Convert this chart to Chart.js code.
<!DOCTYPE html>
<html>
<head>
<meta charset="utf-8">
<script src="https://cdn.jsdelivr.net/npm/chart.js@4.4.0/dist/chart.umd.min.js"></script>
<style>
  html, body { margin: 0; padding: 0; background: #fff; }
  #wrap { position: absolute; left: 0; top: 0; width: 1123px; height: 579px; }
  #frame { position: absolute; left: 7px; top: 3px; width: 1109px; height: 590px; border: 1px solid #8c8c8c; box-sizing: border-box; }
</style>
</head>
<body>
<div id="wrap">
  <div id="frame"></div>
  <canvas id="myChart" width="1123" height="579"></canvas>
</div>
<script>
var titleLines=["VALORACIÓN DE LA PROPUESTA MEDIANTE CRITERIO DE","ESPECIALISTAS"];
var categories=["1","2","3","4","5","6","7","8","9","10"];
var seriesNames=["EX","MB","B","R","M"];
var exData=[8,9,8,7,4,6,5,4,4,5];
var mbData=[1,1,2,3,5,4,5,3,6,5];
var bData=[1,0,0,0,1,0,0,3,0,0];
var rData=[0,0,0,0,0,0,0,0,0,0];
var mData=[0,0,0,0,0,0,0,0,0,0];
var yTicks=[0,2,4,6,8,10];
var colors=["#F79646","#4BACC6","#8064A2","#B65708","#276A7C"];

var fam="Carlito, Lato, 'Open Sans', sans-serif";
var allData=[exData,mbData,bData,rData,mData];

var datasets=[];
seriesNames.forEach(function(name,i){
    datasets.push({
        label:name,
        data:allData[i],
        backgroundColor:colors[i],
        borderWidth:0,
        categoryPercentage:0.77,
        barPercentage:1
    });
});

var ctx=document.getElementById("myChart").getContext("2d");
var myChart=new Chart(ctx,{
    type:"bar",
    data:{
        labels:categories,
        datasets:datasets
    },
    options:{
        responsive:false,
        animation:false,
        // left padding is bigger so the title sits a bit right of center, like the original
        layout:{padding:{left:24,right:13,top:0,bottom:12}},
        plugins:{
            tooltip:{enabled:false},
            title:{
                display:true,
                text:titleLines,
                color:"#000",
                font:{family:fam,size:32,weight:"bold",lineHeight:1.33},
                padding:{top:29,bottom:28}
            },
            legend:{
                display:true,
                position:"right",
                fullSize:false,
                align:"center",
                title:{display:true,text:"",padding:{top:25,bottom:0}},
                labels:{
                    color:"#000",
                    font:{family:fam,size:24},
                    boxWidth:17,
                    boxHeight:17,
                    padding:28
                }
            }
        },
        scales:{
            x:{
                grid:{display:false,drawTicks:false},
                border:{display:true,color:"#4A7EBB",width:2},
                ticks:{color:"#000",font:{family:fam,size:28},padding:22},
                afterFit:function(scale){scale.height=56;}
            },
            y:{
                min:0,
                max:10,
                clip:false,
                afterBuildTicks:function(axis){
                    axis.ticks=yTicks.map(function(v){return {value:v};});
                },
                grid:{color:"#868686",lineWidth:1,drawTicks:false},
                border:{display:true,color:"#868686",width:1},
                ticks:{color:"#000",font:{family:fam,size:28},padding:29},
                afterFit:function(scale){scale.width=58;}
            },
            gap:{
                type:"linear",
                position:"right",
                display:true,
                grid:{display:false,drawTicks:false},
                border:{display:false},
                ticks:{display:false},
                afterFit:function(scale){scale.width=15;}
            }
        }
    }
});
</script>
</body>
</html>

※

Exercise.
Copy out the whole listing exactly as written.

Result below.
Convert this chart to Chart.js code.
<!DOCTYPE html>
<html>
<head>
<meta charset="utf-8">
<script src="https://cdn.jsdelivr.net/npm/chart.js@4.4.0/dist/chart.umd.min.js"></script>
<style>
  html, body { margin: 0; padding: 0; background: #fff; }
  #wrap { position: absolute; left: 0; top: 0; width: 1123px; height: 579px; }
  #frame { position: absolute; left: 7px; top: 3px; width: 1109px; height: 590px; border: 1px solid #8c8c8c; box-sizing: border-box; }
</style>
</head>
<body>
<div id="wrap">
  <div id="frame"></div>
  <canvas id="myChart" width="1123" height="579"></canvas>
</div>
<script>
var titleLines=["VALORACIÓN DE LA PROPUESTA MEDIANTE CRITERIO DE","ESPECIALISTAS"];
var categories=["1","2","3","4","5","6","7","8","9","10"];
var seriesNames=["EX","MB","B","R","M"];
var exData=[8,9,8,7,4,6,5,4,4,5];
var mbData=[1,1,2,3,5,4,5,3,6,5];
var bData=[1,0,0,0,1,0,0,3,0,0];
var rData=[0,0,0,0,0,0,0,0,0,0];
var mData=[0,0,0,0,0,0,0,0,0,0];
var yTicks=[0,2,4,6,8,10];
var colors=["#F79646","#4BACC6","#8064A2","#B65708","#276A7C"];

var fam="Carlito, Lato, 'Open Sans', sans-serif";
var allData=[exData,mbData,bData,rData,mData];

var datasets=[];
seriesNames.forEach(function(name,i){
    datasets.push({
        label:name,
        data:allData[i],
        backgroundColor:colors[i],
        borderWidth:0,
        categoryPercentage:0.77,
        barPercentage:1
    });
});

var ctx=document.getElementById("myChart").getContext("2d");
var myChart=new Chart(ctx,{
    type:"bar",
    data:{
        labels:categories,
        datasets:datasets
    },
    options:{
        responsive:false,
        animation:false,
        // left padding is bigger so the title sits a bit right of center, like the original
        layout:{padding:{left:24,right:13,top:0,bottom:12}},
        plugins:{
            tooltip:{enabled:false},
            title:{
                display:true,
                text:titleLines,
                color:"#000",
                font:{family:fam,size:32,weight:"bold",lineHeight:1.33},
                padding:{top:29,bottom:28}
            },
            legend:{
                display:true,
                position:"right",
                fullSize:false,
                align:"center",
                title:{display:true,text:"",padding:{top:25,bottom:0}},
                labels:{
                    color:"#000",
                    font:{family:fam,size:24},
                    boxWidth:17,
                    boxHeight:17,
                    padding:28
                }
            }
        },
        scales:{
            x:{
                grid:{display:false,drawTicks:false},
                border:{display:true,color:"#4A7EBB",width:2},
                ticks:{color:"#000",font:{family:fam,size:28},padding:22},
                afterFit:function(scale){scale.height=56;}
            },
            y:{
                min:0,
                max:10,
                clip:false,
                afterBuildTicks:function(axis){
                    axis.ticks=yTicks.map(function(v){return {value:v};});
                },
                grid:{color:"#868686",lineWidth:1,drawTicks:false},
                border:{display:true,color:"#868686",width:1},
                ticks:{color:"#000",font:{family:fam,size:28},padding:29},
                afterFit:function(scale){scale.width=58;}
            },
            gap:{
                type:"linear",
                position:"right",
                display:true,
                grid:{display:false,drawTicks:false},
                border:{display:false},
                ticks:{display:false},
                afterFit:function(scale){scale.width=15;}
            }
        }
    }
});
</script>
</body>
</html>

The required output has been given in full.